Monday, August 12, 2019

‘It’s Better Not to Joke with Siberians’ – A Real Popular Protest is Emerging in the Regions

Paul Goble

            Staunton, August 9 – Novosibirsk commentator Nikita Isayev notes that protests in the regions are often dismissed as being about specific issues rather than general political principles like those in Moscow, but he suggests that is wrong (  and

            In his city, the authorities lost a gubernatorial election because they thought they could ignore the people. Now, they are doing the same thing again, pushing for an almost nine percent price hike for communal services, something residents there are not about to put up with. “It’s better not to joke with Siberians,” he says, noting that ever more of them are taking to the streets.

            What is now clear, he says, is that “tomorrow not 400 people will go into the streets” if the authorities continue to ignore the population. “The day after that a thousand, the day after that, three thousand, and then five – and finally everyone.” And this will extend throughout Siberia and then the entire country.

            The Kremlin will lose not just a governor as it did with Gorodetsky in 2017. It will lose something more, the possibility of remaining in power except by repression because it will face a people fighting to defend their standard of living rather than some abstract principle.
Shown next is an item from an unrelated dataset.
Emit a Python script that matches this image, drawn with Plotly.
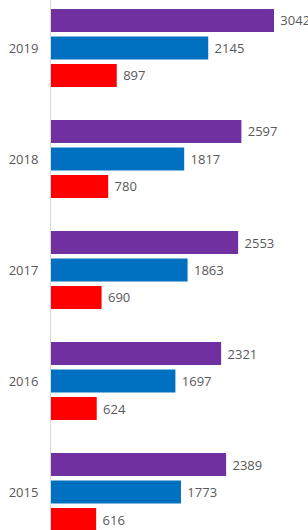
import plotly.graph_objects as go

years = ["2015", "2016", "2017", "2018", "2019"]
total = [2389, 2321, 2553, 2597, 3042]
series_b = [1773, 1697, 1863, 1817, 2145]
series_c = [616, 624, 690, 780, 897]

font = dict(family="Open Sans, Noto Sans, sans-serif", size=13, color="#595959")

fig = go.Figure()
for vals, col in [(series_c, "#FF0000"), (series_b, "#0070C0"), (total, "#7030A0")]:
    fig.add_trace(go.Bar(
        y=years, x=vals, orientation="h",
        marker=dict(color=col, line=dict(width=0)),
        text=[" " + str(v) for v in vals], textposition="outside",
        textfont=font, constraintext="none", cliponaxis=True,
        showlegend=False, hoverinfo="skip",
    ))

fig.update_layout(
    width=308, height=530,
    margin=dict(l=51, r=0, t=0, b=0, autoexpand=False),
    paper_bgcolor="white", plot_bgcolor="white",
    barmode="group", bargap=0.257, bargroupgap=0.16,
    xaxis=dict(range=[0, 3506], showgrid=False, zeroline=False,
               showticklabels=False, showline=False, automargin=False),
    yaxis=dict(type="category", range=[-0.342, 4.432], showgrid=False,
               zeroline=False, showline=True, linecolor="#d9d9d9", linewidth=1,
               ticks="", tickfont=font, ticklabelstandoff=9, automargin=False),
    font=font,
)

fig.write_html("out.html", config={"displayModeBar": False},
               post_script="document.body.style.margin='0';document.body.style.overflow='hidden';")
That may not attract as much attention from the Moscow-centric media; but it is far more powerful.

            The Moscow protests get the most attention, but focusing on them is to miss the point, Isayev says. “The political system of the country as a w hole is beginning to change.” If the opposition had good leaders, it might get in the Duma in the 2021 elections.  But an opposition based on people’s interests as in Siberia will change things even if that doesn’t happen.

            “A year of protests will begin in the regions this fall, and next year, 2020, will be a year of real protests.” But, and this is Isayev’s point, “this will not be the liberal protest of Navalny of 2017 or 2018 or the KPRF protests of 2018.”  It will be something else and something the powers that be can’t simply ignore or totally suppress.

            This new protest wave, he concludes, will be “a real one, a popular one which will give birth to a new opposition which knows its own people and is capable of defeating the powers that be.”